Saturday, March 14, 2009

Holy Snark


When Calum Marsh sat down to review electro-house duo MSTRKRFT's (mastercraft) new album, Fist of God, he must have been overwhelmed with disdain. I'll admit that I was offended by the godawful album cover, but this guy is seriously pissed that this music even exists. So instead of articulating why the music itself is so bad, he projects his anger onto the subculture of hipsterdom that supposedly surrounds it by writing a sardonic screenplay type thing.

I appreciated the inventiveness of reviewing an album with a script, but after reading it, I have no idea what the album sounds like. However, I CAN tell you that "The only people who like MSTRKRFT are these samey hipsters. They do lots of coke and read VICE and wear nothing but American Apparel and listen to shitty music like this." With all the snobbish judgment about stereotypes of people that might listen to this album, there's no room for descriptions of the actual sounds on the album. The only ones you get are "hollow and dull" and "They want to be like Daft Punk," which doesn't even count. His bottom line is that the fans of MSTRKRFT suck, and therefore the music sucks.

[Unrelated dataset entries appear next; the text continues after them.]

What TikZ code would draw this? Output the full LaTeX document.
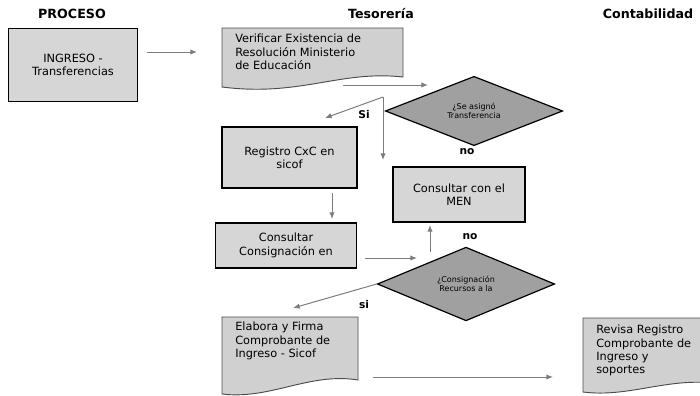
\documentclass[tikz,border=0pt]{standalone}
\usepackage{fontspec}
\setmainfont{DejaVu Sans}
\usetikzlibrary{shapes.geometric}
\usetikzlibrary{arrows.meta}

\definecolor{boxgray}{RGB}{214,214,214}
\definecolor{diagray}{RGB}{160,160,160}
\definecolor{docgray}{RGB}{208,208,208}
\definecolor{linegray}{RGB}{125,125,125}

\tikzset{
  header/.style={font=\fontsize{9.5}{11}\selectfont\bfseries, inner sep=0.75pt},
  procbox/.style={draw=black, line width=1.1pt, fill=boxgray, align=center, font=\fontsize{8.5}{10}\selectfont, inner sep=0.75pt},
  decision/.style={diamond, draw=black, line width=0.9pt, fill=diagray, align=center, font=\fontsize{6}{7}\selectfont, inner sep=0pt},
  docshape/.style={fill=docgray, draw=gray!60!black, line width=0.7pt},
  doctext/.style={anchor=north west, align=left, inner sep=0.75pt, font=\fontsize{8.5}{10}\selectfont},
  flow/.style={draw=linegray, line width=0.75pt, -{Latex[length=5pt,width=4pt]}},
  answer/.style={font=\fontsize{8}{9}\selectfont\bfseries, inner sep=0.75pt},
}

\begin{document}
\begin{tikzpicture}[x=0.75pt,y=0.75pt,yscale=-1,xscale=1]
\useasboundingbox (0,0) rectangle (700,396);
\clip (0,0) rectangle (700,396);

% Headers
\node [header] (proceso) at (72,14) {PROCESO};
\node [header] (tesoreria) at (381,14) {Tesorería};
\node [header] (contabilidad) at (648,14) {Contabilidad};

% Process
\node [procbox, minimum width=97pt, minimum height=55pt] (ingreso) at (73,65) {INGRESO -\\Transferencias};

% Document
\draw [docshape] (222,28) -- (403,28) -- (403,77) .. controls (340,70) and (300,97) .. (222,87) -- cycle;
\node [doctext] (verificar) at (234,33) {Verificar Existencia de\\Resolución Ministerio\\de Educación};

% Decision
\node [decision, minimum width=133pt, minimum height=48pt] (asigno) at (474,111) {¿Se asignó\\Transferencia};

% Process
\node [procbox, minimum width=101pt, minimum height=46pt] (registro) at (289.5,157.5) {Registro CxC en\\sicof};
% Process
\node [procbox, minimum width=99pt, minimum height=41pt] (consultarmen) at (459,194.5) {Consultar con el\\MEN};
% Process
\node [procbox, minimum width=106pt, minimum height=34pt] (consultarcons) at (286,245.5) {Consultar\\Consignación en};

% Decision
\node [decision, minimum width=133pt, minimum height=49pt] (consignacion) at (466,284) {¿Consignación\\Recursos a la};

% Document
\draw [docshape] (222,317) -- (358,317) -- (358,380) .. controls (310,372) and (270,400) .. (222,394) -- cycle;
\node [doctext] (elabora) at (234,321) {Elabora y Firma\\Comprobante de\\Ingreso - Sicof};
% Document
\draw [docshape] (583,318) -- (720,318) -- (720,384) .. controls (670,376) and (630,398) .. (583,392) -- cycle;
\node [doctext] (revisa) at (595,324) {Revisa Registro\\Comprobante de\\Ingreso y\\soportes};

% Connection
\coordinate (ingresoout) at (147,52);
\coordinate (verificarin) at (197,52);
\draw [flow] (ingresoout) -- (verificarin);
% Connection
\coordinate (verificarout) at (343,85);
\coordinate (asignoin) at (428,85);
\draw [flow] (verificarout) -- (asignoin);
% Connection
\coordinate (sijoin) at (383,97);
\coordinate (sileft) at (325,118);
\coordinate (sidown) at (383,160);
\draw [flow] (sijoin) -- (sileft);
\draw [flow] (sijoin) -- (sidown);
% Connection
\coordinate (registroout) at (332,193);
\coordinate (consultarin) at (332,219);
\draw [flow] (registroout) -- (consultarin);
% Connection
\coordinate (consultarout) at (365,258);
\coordinate (consignacionin) at (417,258);
\draw [flow] (consultarout) -- (consignacionin);
% Connection
\coordinate (consignacionup) at (430,252);
\coordinate (menin) at (430,225);
\draw [flow] (consignacionup) -- (menin);
% Connection
\coordinate (elaborain) at (293,308);
\draw [flow] (consignacion.west) -- (elaborain);
% Connection
\coordinate (elaboraout) at (373,377);
\coordinate (revisain) at (553,377);
\draw [flow] (elaboraout) -- (revisain);

% Text Node
\node [answer] (si1) at (364,115) {Si};
\node [answer] (no1) at (467,152) {no};
\node [answer] (no2) at (470,237) {no};
\node [answer] (si2) at (364,305) {si};

\end{tikzpicture}
\end{document}
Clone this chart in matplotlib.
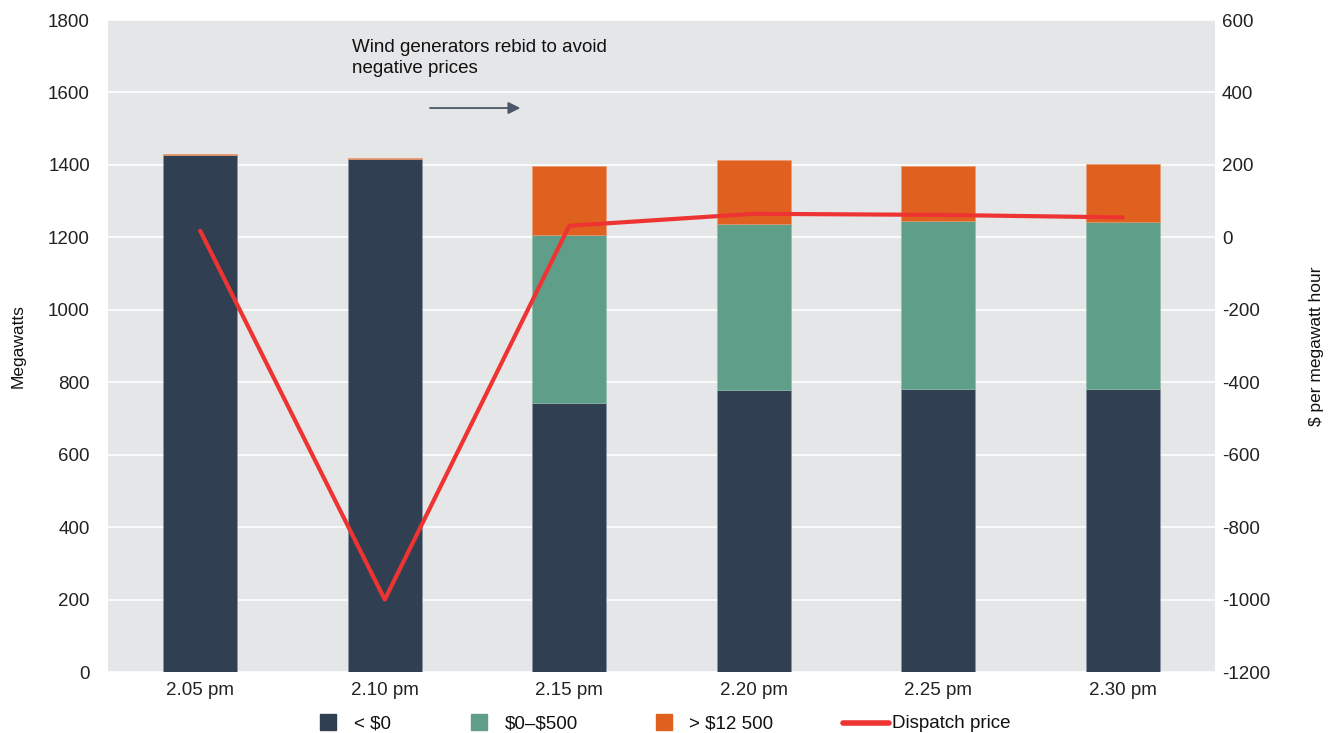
import matplotlib
matplotlib.use("Agg")
import matplotlib.pyplot as plt
import numpy as np
from matplotlib.lines import Line2D
from matplotlib.patches import Rectangle

plt.rcParams['font.family'] = ['Liberation Sans', 'DejaVu Sans']
plt.rcParams['axes.unicode_minus'] = False

times = ["2.05 pm", "2.10 pm", "2.15 pm", "2.20 pm", "2.25 pm", "2.30 pm"]
below_zero = [1426, 1416, 743, 778, 782, 780]
zero_to_500 = [0, 0, 463, 460, 464, 462]
above_12500 = [4, 4, 192, 175, 150, 160]
dispatch_price = [18, -1000, 32, 65, 62, 55]
legend_labels = ["< \\$0", "\\$0–\\$500", "> \\$12 500", "Dispatch price"]

c_dark = "#303f52"
c_green = "#5f9e88"
c_orange = "#e0611f"
c_red = "#ee3432"
bg = "#e5e6e8"
fs = 13.5
W, H = 1328, 733

fig = plt.figure(figsize=(W / 100, H / 100), dpi=100)
ax = fig.add_axes([0.0813, 0.0832, 0.8337, 0.8895])
ax.set_facecolor(bg)
x = np.arange(len(times))
w = 0.4
b1 = np.array(below_zero)
b2 = np.array(zero_to_500)
b3 = np.array(above_12500)
ax.bar(x, b1, w, color=c_dark, zorder=2, edgecolor="#8a96a6", linewidth=0.4)
ax.bar(x, b2, w, bottom=b1, color=c_green, zorder=2, edgecolor="#8fbcaa", linewidth=0.4)
ax.bar(x, b3, w, bottom=b1 + b2, color=c_orange, zorder=2, edgecolor="#eb9a70", linewidth=0.4)

ax.set_ylim(0, 1800)
ax.set_xlim(-0.5, len(times) - 0.5)
ax.set_yticks(np.arange(0, 1801, 200))
ax.yaxis.grid(True, color="white", linewidth=1.2, zorder=1)
ax.set_axisbelow(True)
ax.set_xticks(x)
ax.set_xticklabels(times)
ax.tick_params(axis='y', length=0, labelsize=fs, colors="#222222", pad=13)
ax.tick_params(axis='x', length=0, labelsize=fs, colors="#222222", pad=7)
for s in ax.spines.values():
    s.set_visible(False)
ax.set_ylabel("Megawatts", fontsize=12.5, labelpad=16, color="#111111")

ax2 = ax.twinx()
ax2.set_ylim(-1200, 600)
ax2.set_yticks(np.arange(-1200, 601, 200))
ax2.plot(x, dispatch_price, color=c_red, linewidth=3, zorder=5, solid_capstyle='round')
ax2.tick_params(axis='y', length=0, labelsize=fs, colors="#222222", pad=5)
for s in ax2.spines.values():
    s.set_visible(False)
ax2.set_ylabel("$ per megawatt hour", fontsize=12.5, rotation=90, labelpad=28, color="#111111")

ax.text(0.82, 1748, "Wind generators rebid to avoid\nnegative prices", fontsize=fs,
        va="top", ha="left", color="#111111", linespacing=1.3)
ax.annotate("", xy=(1.75, 1557), xytext=(1.23, 1557),
            arrowprops=dict(arrowstyle="-|>", color="#4b5668", lw=1.3, mutation_scale=18))

# manual legend (figure pixel positions)
def fx(px):
    return px / W

def fy(py):
    return 1 - py / H

sq = 16
for px, col in zip([320, 471, 656], [c_dark, c_green, c_orange]):
    fig.patches.append(Rectangle((fx(px), fy(730)), sq / W, sq / H, color=col,
                                 transform=fig.transFigure, figure=fig))
fig.add_artist(Line2D([fx(843), fx(889)], [fy(722.5), fy(722.5)], color=c_red, lw=4,
                      solid_capstyle='round', transform=fig.transFigure))
for px, lab in zip([354, 505, 689, 892], legend_labels):
    fig.text(fx(px), fy(722), lab, fontsize=fs, ha="left", va="center_baseline", color="#111111")

fig.savefig("out.png", dpi=100, facecolor="white")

In terms of consumer advocacy, this review fails pretty badly. But he does bring up an interesting idea about suspending one's standards for things intended to be mindless fun. The idea being that "anything which is aware of its own vacuity and overall dumbness is suddenly and completely exempt from any criticism of it being just that." And it's even more interesting based on the amount of self-awareness this review has, with Calum's imaginary friend asking him at one point, "I’m just wondering why you didn’t just write a few paragraphs about Fist Of God, commenting on its homogeneity and blandness, attacking it for sounding dull and boring and vacuous and so on, rather than writing this script thing, whatever it is, and barely talking about the music on the album at all."

Is his review exempt from the usual functions of criticism because it avoids those goals? It's not informative nor does it give me a good idea of whether or not I should spend my money/time. The (purposeful?) irony is that the only real reason to read this review is for the simple entertainment it provides in the roasting of hipsters.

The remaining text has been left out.